Exercise details -
The lines from the top of the material through the line with "const wearAxis = [1.70, 2.125, 0.05];" are to be set down exactly. Leave the pictures out.

Source code of charts
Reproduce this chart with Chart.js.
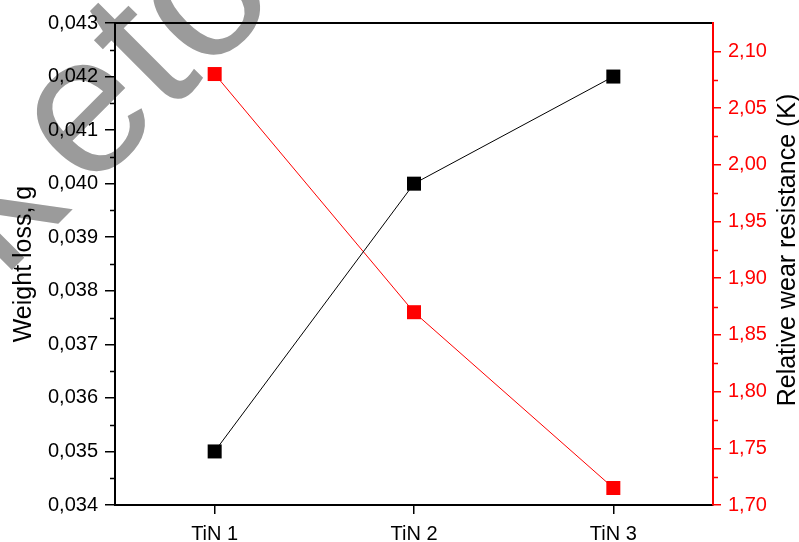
<!DOCTYPE html>
<html>
<head>
<meta charset="utf-8">
<script src="https://cdn.jsdelivr.net/npm/chart.js@4/dist/chart.umd.min.js"></script>
<style>
  html, body { margin: 0; padding: 0; background: #fff; }
  canvas { display: block; }
</style>
</head>
<body>
<canvas id="chart" width="799" height="542"></canvas>
<script>
// Coating samples
const categories = ['TiN 1', 'TiN 2', 'TiN 3'];
// Weight loss, g (left axis)
const weightLoss = [0.035, 0.040, 0.042];
// Relative wear resistance K (right axis)
const wearResistance = [2.08, 1.87, 1.715];
// Axis ranges: [min, max, major step]
const lossAxis = [0.034, 0.043, 0.001];
const wearAxis = [1.70, 2.125, 0.05];

const FONT = "'Liberation Sans', Arial, sans-serif";
const RED = '#ff0000';

// Background and faint stamp lettering behind the plot
const backdrop = {
  id: 'backdrop',
  beforeDraw(chart) {
    const ctx = chart.ctx;
    ctx.save();
    ctx.fillStyle = '#fff';
    ctx.fillRect(0, 0, chart.width, chart.height);
    ctx.translate(18, 264);
    ctx.rotate(-Math.PI / 4);
    ctx.fillStyle = '#9b9b9b';
    ctx.font = '198px ' + FONT;
    ctx.textBaseline = 'alphabetic';
    const kWidth = ctx.measureText('k').width;
    ctx.fillText('k', -22, 0);
    ctx.fillText('eto', kWidth, 0);
    ctx.restore();
  }
};

// Minor ticks halfway between the labelled ones, plus the right-hand title
const axisExtras = {
  id: 'axisExtras',
  afterDraw(chart) {
    const ctx = chart.ctx;
    const y = chart.scales.y, y2 = chart.scales.y2;
    ctx.save();
    ctx.lineWidth = 1.5;
    ctx.strokeStyle = '#000';
    ctx.beginPath();
    for (let i = 0; lossAxis[0] + (i + 0.5) * lossAxis[2] < lossAxis[1]; i++) {
      const p = Math.round(y.getPixelForValue(lossAxis[0] + (i + 0.5) * lossAxis[2])) + 0.5;
      ctx.moveTo(y.right - 5, p);
      ctx.lineTo(y.right, p);
    }
    ctx.stroke();
    ctx.strokeStyle = RED;
    ctx.beginPath();
    for (let i = 0; wearAxis[0] + (i + 0.5) * wearAxis[2] < wearAxis[1] - 1e-9; i++) {
      const p = Math.round(y2.getPixelForValue(wearAxis[0] + (i + 0.5) * wearAxis[2])) + 0.5;
      ctx.moveTo(y2.left, p);
      ctx.lineTo(y2.left + 5, p);
    }
    ctx.stroke();

    ctx.translate(788, 250);
    ctx.rotate(-Math.PI / 2);
    ctx.fillStyle = '#000';
    ctx.font = '25px ' + FONT;
    ctx.textAlign = 'center';
    ctx.textBaseline = 'middle';
    ctx.fillText('Relative wear resistance (K)', 0, 0);
    ctx.restore();
  }
};

const commaFmt = (digits) => (v) => Number(v).toFixed(digits).replace('.', ',');

new Chart(document.getElementById('chart'), {
  type: 'line',
  data: {
    labels: categories,
    datasets: [
      {
        label: 'Weight loss',
        data: weightLoss,
        yAxisID: 'y',
        borderColor: '#000',
        backgroundColor: '#000',
        borderWidth: 1,
        pointStyle: 'rect',
        pointRadius: 9.9,
        pointBorderWidth: 0,
        pointHoverRadius: 9.9
      },
      {
        label: 'Relative wear resistance',
        data: wearResistance,
        yAxisID: 'y2',
        borderColor: RED,
        backgroundColor: RED,
        borderWidth: 1,
        pointStyle: 'rect',
        pointRadius: 9.9,
        pointBorderWidth: 0,
        pointHoverRadius: 9.9
      }
    ]
  },
  options: {
    responsive: false,
    animation: false,
    events: [],
    layout: { padding: 0, autoPadding: false },
    plugins: {
      legend: { display: false },
      tooltip: { enabled: false }
    },
    scales: {
      x: {
        type: 'category',
        position: 'bottom',
        offset: true,
        afterFit(s) { s.height = 37; },
        grid: { offset: false, drawOnChartArea: false, drawTicks: true, tickLength: 9, color: '#000', lineWidth: 1.5 },
        border: { display: true, color: '#000', width: 2 },
        ticks: { color: '#000', padding: 8, font: { family: FONT, size: 20 } }
      },
      x2: {
        type: 'category',
        position: 'top',
        offset: true,
        afterFit(s) { s.height = 23; },
        grid: { display: false },
        border: { display: true, color: '#000', width: 2 },
        ticks: { display: false }
      },
      y: {
        type: 'linear',
        position: 'left',
        min: lossAxis[0],
        max: lossAxis[1],
        afterFit(s) { s.width = 115; },
        grid: { drawOnChartArea: false, drawTicks: true, tickLength: 10, color: '#000', lineWidth: 1.5 },
        border: { display: true, color: '#000', width: 2 },
        ticks: { stepSize: lossAxis[2], includeBounds: false, color: '#000', padding: 7, font: { family: FONT, size: 20 }, callback: commaFmt(3) },
        title: { display: true, text: 'Weight loss, g', color: '#000', padding: { top: 9, bottom: 0 }, font: { family: FONT, size: 25 } }
      },
      y2: {
        type: 'linear',
        position: 'right',
        min: wearAxis[0],
        max: wearAxis[1],
        afterFit(s) { s.width = 86; },
        grid: { drawOnChartArea: false, drawTicks: true, tickLength: 8, color: RED, lineWidth: 1.5 },
        border: { display: true, color: RED, width: 2 },
        ticks: { stepSize: wearAxis[2], includeBounds: false, color: RED, padding: 7, font: { family: FONT, size: 20 }, callback: commaFmt(2) }
      }
    }
  },
  plugins: [backdrop, axisExtras]
});
</script>
</body>
</html>
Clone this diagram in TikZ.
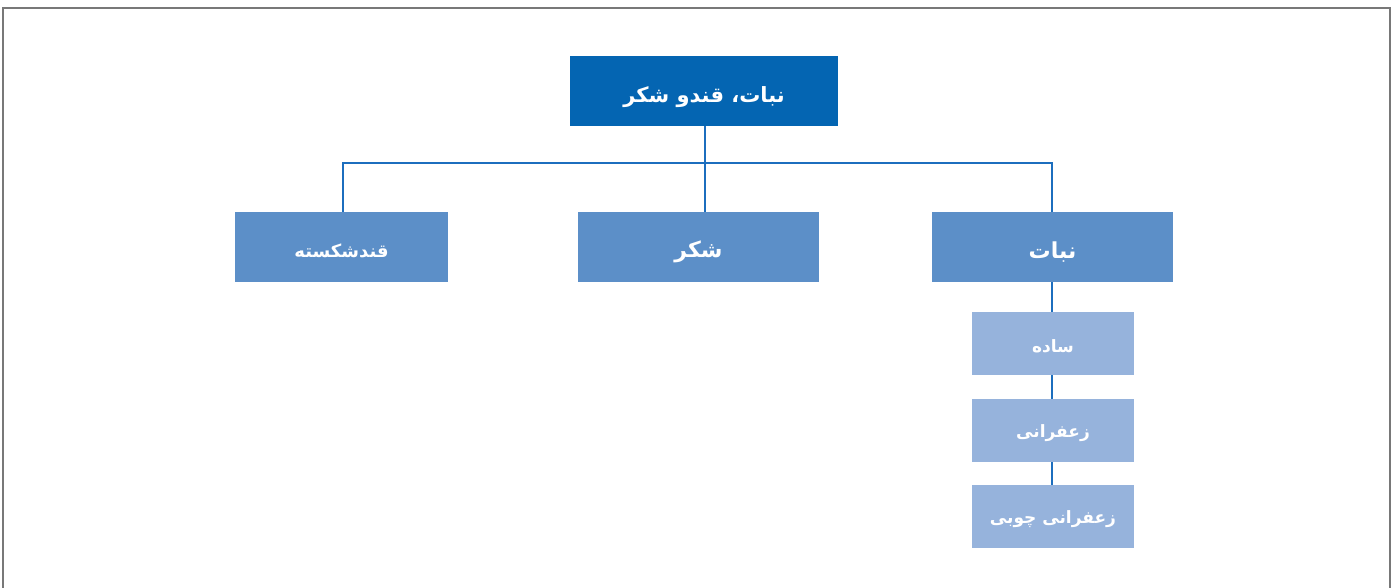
\documentclass[tikz,border=0pt]{standalone}
\usepackage{fontspec}
\newfontfamily\arabicfont[Script=Arabic,BoldFont={DejaVu Sans Bold}]{DejaVu Sans}
\TeXXeTstate=1
\definecolor{topblue}{RGB}{4,101,178}
\definecolor{midblue}{RGB}{92,143,200}
\definecolor{lightblue}{RGB}{150,179,220}
\definecolor{linkblue}{RGB}{28,110,190}
\definecolor{framegray}{RGB}{120,120,120}
\newcommand{\lowered}[2]{\raisebox{-#1}[\height][\depth]{#2}}
\tikzset{
  box/.style={inner sep=0pt, text=white},
  link/.style={draw=linkblue, line width=2.5pt},
}
\begin{document}
\begin{tikzpicture}[x=1pt,y=-1pt]
\useasboundingbox (0,0) rectangle (1398,588);
\begin{scope}
\clip (0,0) rectangle (1398,588);
\draw[framegray, line width=1.4pt] (3,620) -- (3,8) -- (1390,8) -- (1390,620);
\end{scope}
% boxes
\node[box, fill=topblue, minimum width=268pt, minimum height=70pt, font=\arabicfont\bfseries\fontsize{21}{25}\selectfont] (root) at (704,91) {\lowered{6pt}{\beginR نبات، قندو شکر\endR}};
\node[box, fill=midblue, minimum width=213pt, minimum height=70pt, font=\arabicfont\bfseries\fontsize{18}{22}\selectfont] (qand) at (341.5,247) {\lowered{4pt}{\beginR قندشکسته\endR}};
\node[box, fill=midblue, minimum width=241pt, minimum height=70pt, font=\arabicfont\bfseries\fontsize{22}{26}\selectfont] (shekar) at (698.5,247) {\lowered{5pt}{\beginR شکر\endR}};
\node[box, fill=midblue, minimum width=241pt, minimum height=70pt, font=\arabicfont\bfseries\fontsize{22}{26}\selectfont] (nabat) at (1052.5,247) {\lowered{5pt}{\beginR نبات\endR}};
\node[box, fill=lightblue, minimum width=162pt, minimum height=63pt, font=\arabicfont\bfseries\fontsize{17}{20}\selectfont] (sade) at (1053,343.5) {\lowered{3pt}{\beginR ساده\endR}};
\node[box, fill=lightblue, minimum width=162pt, minimum height=63pt, font=\arabicfont\bfseries\fontsize{17}{20}\selectfont] (zafar) at (1053,430.5) {\lowered{3pt}{\beginR زعفرانی\endR}};
\node[box, fill=lightblue, minimum width=162pt, minimum height=63pt, font=\arabicfont\bfseries\fontsize{17}{20}\selectfont] (chubi) at (1053,516.5) {\lowered{3pt}{\beginR زعفرانی چوبی\endR}};
% connectors
\coordinate (bus) at (705,163);
\draw[link] (root.south -| bus) -- (bus);
\draw[link] (qand.north -| 343,0) -- (343,163) -- (1052,163) -- (nabat.north -| 1052,0);
\draw[link] (bus) -- (shekar.north -| bus);
\draw[link] (nabat.south -| 1052,0) -- (sade.north -| 1052,0);
\draw[link] (sade.south -| 1052,0) -- (zafar.north -| 1052,0);
\draw[link] (zafar.south -| 1052,0) -- (chubi.north -| 1052,0);
\end{tikzpicture}
\end{document}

Task answer -
Reproduce this chart with Chart.js.
<!DOCTYPE html>
<html>
<head>
<meta charset="utf-8">
<script src="https://cdn.jsdelivr.net/npm/chart.js@4/dist/chart.umd.min.js"></script>
<style>
  html, body { margin: 0; padding: 0; background: #fff; }
  canvas { display: block; }
</style>
</head>
<body>
<canvas id="chart" width="799" height="542"></canvas>
<script>
// Coating samples
const categories = ['TiN 1', 'TiN 2', 'TiN 3'];
// Weight loss, g (left axis)
const weightLoss = [0.035, 0.040, 0.042];
// Relative wear resistance K (right axis)
const wearResistance = [2.08, 1.87, 1.715];
// Axis ranges: [min, max, major step]
const lossAxis = [0.034, 0.043, 0.001];
const wearAxis = [1.70, 2.125, 0.05];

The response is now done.